Three draft FCC rulemaking items on spectrum that circulated Tuesday for a vote at this month’s meeting seem to hold few surprises for industry or commissioners, said agency and industry officials. The drafts from career agency staffers are consistent with public comments by Chairman Julius Genachowski on the items, which he has made the focus of the Nov. 30 meeting (CD Oct 21 p1), FCC officials said. The items haven’t become controversial within the agency, but commission staffers and lobbyists are just starting to focus on them, they said.
The FCC will postpone by a half year the deadline for broadcasters and cable operators to be able to pass along emergency alerts using new standards from the Federal Emergency Management Agency, said commission and industry officials. The deadline to implement Common Alerting Protocol at radio and TV stations and cable systems is 180 days after FEMA finalized CAP, which was Sept. 30, putting the deadline at the end of March. A draft FCC order likely to be finalized soon extends the time to Sept. 30, 2011, agency and industry officials said. The delay had been expected (CD Oct 5 p1).
DirecTV and Dish Network could import the signals of far-away TV stations only when subscribers couldn’t get in-market outlets with the same network affiliation using outdoor antennas, under a draft FCC order starting to get attention from lobbyists and commissioners, agency officials said. They said another draft order would let a DBS provider carry stations from adjacent markets that are deemed significantly viewed (SV) in an area if the company sells the subscriber a package of local broadcasts. The drafts are seen by officials inside and outside the FCC as a mixed bag for broadcasters and satellite companies, giving each some of what they had sought in follow-through on the Satellite Television Extension and Localism Act. The orders generally comport with rulemaking notices issued this summer by the commission, which has until Nov. 24 to implement STELA.
The FCC will set a precedent however it decides a complaint that a new cartoon on a Viacom channel violates children’s media rules because it’s based on characters used elsewhere to advertise athletic shoes, supporters and critics of the show agreed in interviews and recent filings. Those seeking commission approval of a petition for declaratory ruling on the show Zevo-3, which began airing Oct. 11 on the Nicktoons channel, believe that granting the request (CD Oct 26 p5) would prevent any further shows from being based entirely on characters that sell goods in other media venues. Opponents of the petition said its approval would not only stop future shows but also limit current ones.
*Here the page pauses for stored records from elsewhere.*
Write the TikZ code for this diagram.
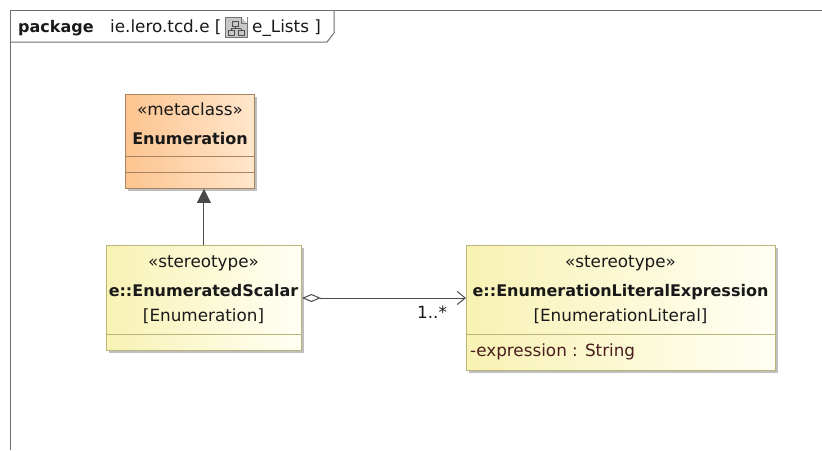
\documentclass[tikz,border=0pt]{standalone}
\usepackage{fontspec}
\setmainfont{DejaVu Sans}
\usetikzlibrary{arrows.meta,shadows}
\definecolor{frameC}{HTML}{6E6E6E}
\definecolor{orBorder}{HTML}{A88460}
\definecolor{orL}{HTML}{FCC48F}
\definecolor{orR}{HTML}{FFE6CC}
\definecolor{yeBorder}{HTML}{B8B47A}
\definecolor{yeL}{HTML}{F8F2B4}
\definecolor{yeR}{HTML}{FFFFF4}
\definecolor{lineC}{HTML}{4A4A4A}
\definecolor{attrC}{HTML}{4A1E1E}
\tikzset{
  x=1pt,y=-1pt,
  umlbox/.style={draw, line width=0.9pt, inner sep=0, anchor=north west,
    drop shadow={shadow xshift=3pt, shadow yshift=-3pt, fill=black!25, opacity=1}},
  orbox/.style={umlbox, draw=orBorder, left color=orL, right color=orR},
  yebox/.style={umlbox, draw=yeBorder, left color=yeL, right color=yeR},
  txt/.style={inner sep=0, anchor=base, font=\fontsize{16.8}{19}\selectfont, text=black!90},
  btxt/.style={txt, font=\fontsize{16}{19}\selectfont\bfseries},
  comp/.style={line width=0.9pt},
}
\begin{document}
\begin{tikzpicture}
\useasboundingbox (0,0) rectangle (822,450);
% frame
\coordinate (fTR) at (822,10);
\coordinate (fBL) at (10,450);
\coordinate (fTL) at (10,10);
\draw[frameC, line width=1pt] (fBL) -- (fTL) -- (fTR);
\draw[frameC, line width=1pt] (10,42) -- (327,42) -- (334,33) -- (334,10);
\node[btxt, anchor=base west] (pkg) at (18,32) {package};
\node[txt, anchor=base west] (pkgname) at (110,32) {ie.lero.tcd.e [};
% diagram icon
\node[draw=black!55, fill=black!22, minimum width=22pt, minimum height=20pt, inner sep=0, anchor=north west] (icon) at (225,17) {};
\fill[white] (241,17) -- (247,23) -- (247,17) -- cycle;
\draw[black!55, line width=0.6pt] (241,17) -- (241,23) -- (247,23);
\begin{scope}[black!70, line width=0.7pt]
\draw (232,21) rectangle (238,26);
\draw (228,30.5) rectangle (234,35);
\draw (238,30.5) rectangle (244,35);
\draw (235,26) -- (235,28.5) (231,28.5) -- (241,28.5) (231,28.5) -- (231,30.5) (241,28.5) -- (241,30.5);
\end{scope}
\node[txt, anchor=base west] (pkgdiag) at (252,32) {e\_Lists ]};

% Enumeration metaclass
\node[orbox, minimum width=129pt, minimum height=94pt] (E) at (125,94) {};
\node[txt] (Est) at (190,115) {«metaclass»};
\node[btxt] (Ename) at (190,144) {Enumeration};
\draw[comp, orBorder] (E.west |- 0,156) -- (E.east |- 0,156);
\draw[comp, orBorder] (E.west |- 0,172) -- (E.east |- 0,172);

% EnumeratedScalar
\node[yebox, minimum width=195pt, minimum height=105pt] (ES) at (106,245) {};
\node[txt] (ESst) at (203.5,267) {«stereotype»};
\node[btxt] (ESname) at (203.5,296) {e::EnumeratedScalar};
\node[txt] (ESmeta) at (203.5,321) {[Enumeration]};
\draw[comp, yeBorder] (ES.west |- 0,334) -- (ES.east |- 0,334);

% EnumerationLiteralExpression
\node[yebox, minimum width=309pt, minimum height=125pt] (EL) at (466,245) {};
\node[txt] (ELst) at (620.5,267) {«stereotype»};
\node[btxt] (ELname) at (620.5,296) {e::EnumerationLiteralExpression};
\node[txt] (ELmeta) at (620.5,321) {[EnumerationLiteral]};
\draw[comp, yeBorder] (EL.west |- 0,334) -- (EL.east |- 0,334);
\node[txt, anchor=base west, text=attrC] (ELattr) at (470,356) {-expression : String};

% generalization
\draw[lineC, line width=1pt, -{Triangle[length=14pt,width=14pt,fill=lineC]}] (ES.north) -- (ES.north |- E.south);
% aggregation
\coordinate (aggS) at (ES.east |- 0,298);
\coordinate (aggE) at (EL.west |- 0,298);
\draw[lineC, line width=1pt, {Diamond[open,length=19pt,width=8pt,fill=white]}-{Straight Barb[length=8pt,width=13pt]}] (aggS) -- (aggE);
\node[txt, anchor=base west] (mult) at (417,318) {1..*};
\end{tikzpicture}
\end{document}
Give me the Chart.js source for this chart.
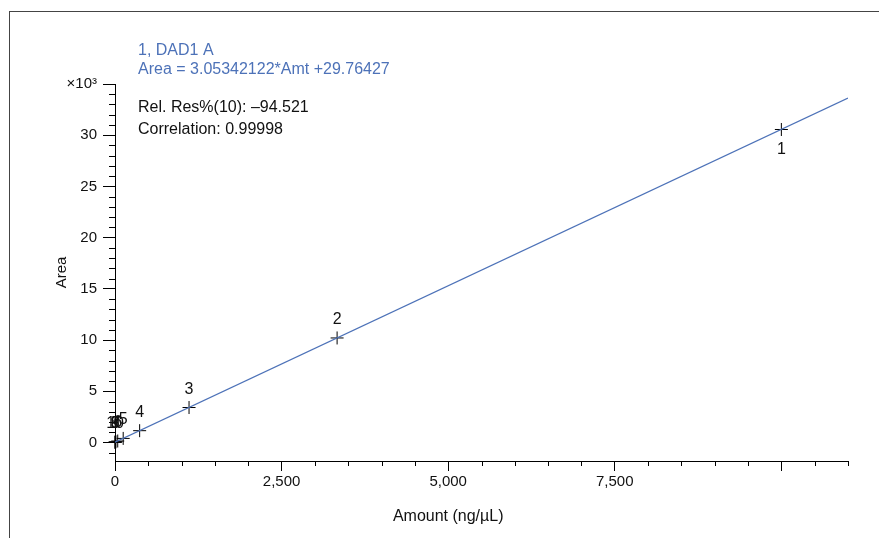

Associations have their work cut out for them meeting incoming freshman GOP lawmakers now that the House has shifted to Republican control with Tuesday’s midterm elections, trade-group executives agreed. They said their groups will make a push with new lawmakers about their issues largely by using current lobbyists experienced working with both parties on Capitol Hill. The midterms represent an opportunity for the groups to tell new committee chairmen and committee members early on about their issues, association executives said.
Federal review of the Comcast-NBC Universal deal is intensifying and could lead to government approval with many conditions as soon as December, lobbyists and government officials said. They said the Department of Justice remains further along than the FCC in reviewing Comcast’s multibillion dollar agreement to buy control of NBC Universal. The DOJ may finish its work on the deal in December, while it’s less certain when FCC commissioners will get an order to vote on, said FCC, industry and nonprofit officials. Comcast executives have said they hope to get regulatory approval for the deal this year.